LES VOISINS DE MES VOISINS SONT MES VOISINS
Un conte moderne, foisonnant et drôle
Employé dans un cirque, un magicien réalise un tour visant à découper une femme en deux… mais à l’issue de celui-ci les jambes ne sont plus dans les boite et le voilà qui doit chercher un nouveau job. Un randonneur sur le départ se retrouve coincé dans l’ascenseur de l’immeuble, car l’un des voisins s’est électrocuté dans sa salle de bain. Les autres s’affairent autour de lui, certains tentant de l’aider, d’autres non…
"Les voisins de mes voisins sont mes voisins" est sans doute l’un des longs métrages d’animation les plus stimulants de ces dernières années. D’abord parce que le parti pris graphique allie images réelles (fixes ou mouvantes, telles des photos pour décors, une dînette de poupées, des miniatures pour le public du cirque, ou un vrai chien qui pisse…) et des éléments déssinés ou articulés, voire même en images de synthèse (pour les clients du supermarché par exemple), créant ainsi un monde curieux, foisonnant, semblant fait de bric et de broc, qui colle parfaitement à l’humour absurde qui domine cette histoire de voisinage.
Après une intro située au cirque, marquant l’échappée d’une paire de jambes et le spleen d’un magicien ayant raté son tour, les réalisateurs font progressivement entrer en scène les différents habitants d’un immeuble, dessinant des liens de méfiance, d’indifférence ou de confiance (parfois aveugle). On trouve ainsi un randonneur encombré de ses équipements et désespérément à la recherche d’aide pour sortir de l’ascenseur bloqué, une mère danseuse de flamenco et ses deux enfants, un ogre moustachu qui chasse les petites filles, une gardienne serviable au fort accent, ou un vieux monsieur réservé… Tout ce beau monde va donc interagir dans une sorte d’urgence quotidienne étrange, chacun vacant à ses occupations et pourtant perturbé par les jambes vagabondes ou le jeune coincé dans l’ascenseur.
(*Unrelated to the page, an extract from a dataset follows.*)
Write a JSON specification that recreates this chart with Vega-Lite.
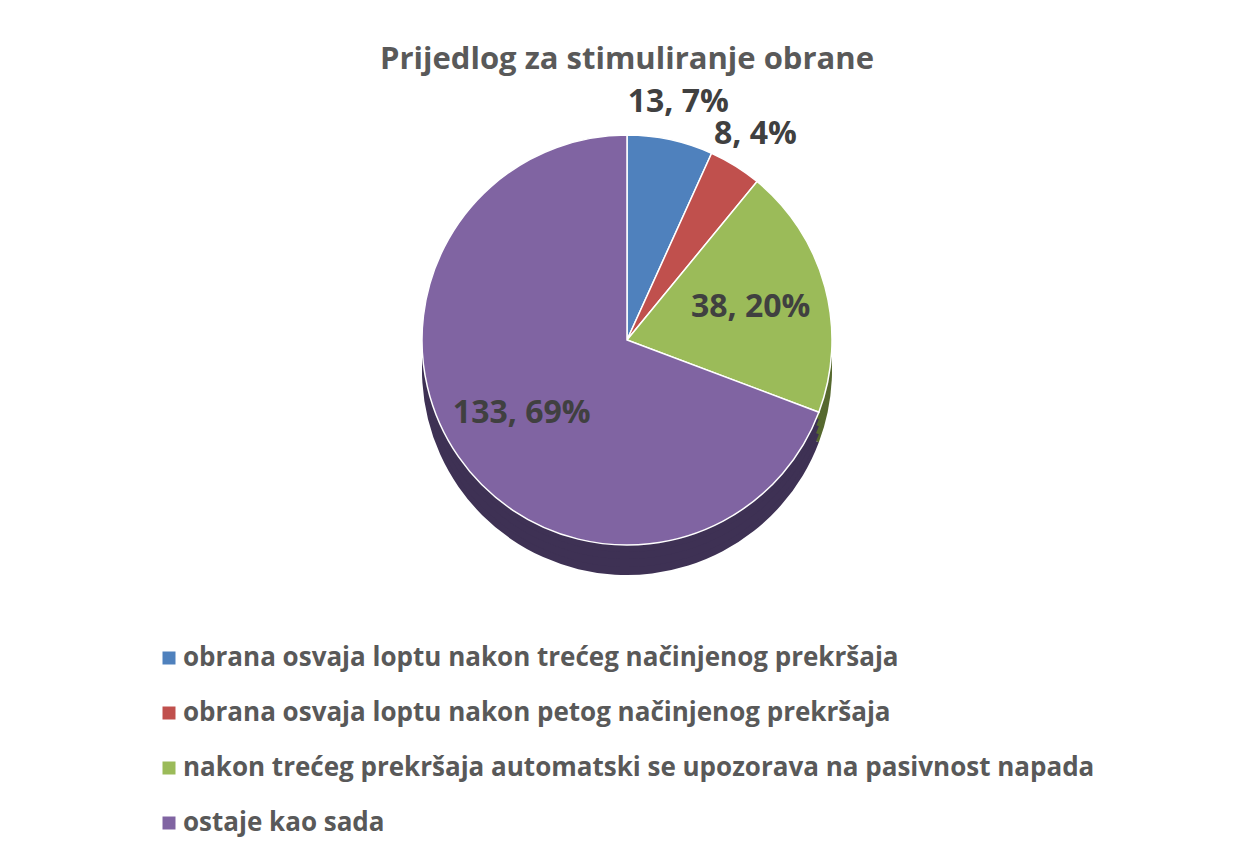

Et le décalage avec la réalité, instauré dès le début, va être savamment maintenu au fil d’un récit rythmé, l’animation permettant de disposer d’un chien qui parle et pense, d’une niche pop-up, de passages improbables en caméra subjective, d’un magicien devenu boucher qui tente d’avaler ses couteaux avant de devenir chauffeur, métier qui le projettera dans une actualité bien connue des spectateurs. La réalité est ainsi tordue en permanence, par petits touches (la recherche d’un nouveau job se fait via Paul-emploi, l’ascenseur se substitue au voyage prévu en permettant de camper ou de faire des barbecues, le minuteur fait des siennes à la cave, l’ogre se casse toutes les dents…). Toujours sur le fil du rasoir, le scénario, aux allures de conte moderne, évoque ainsi avec un humour noir assumé, des attitudes humaines plus ou moins sombres.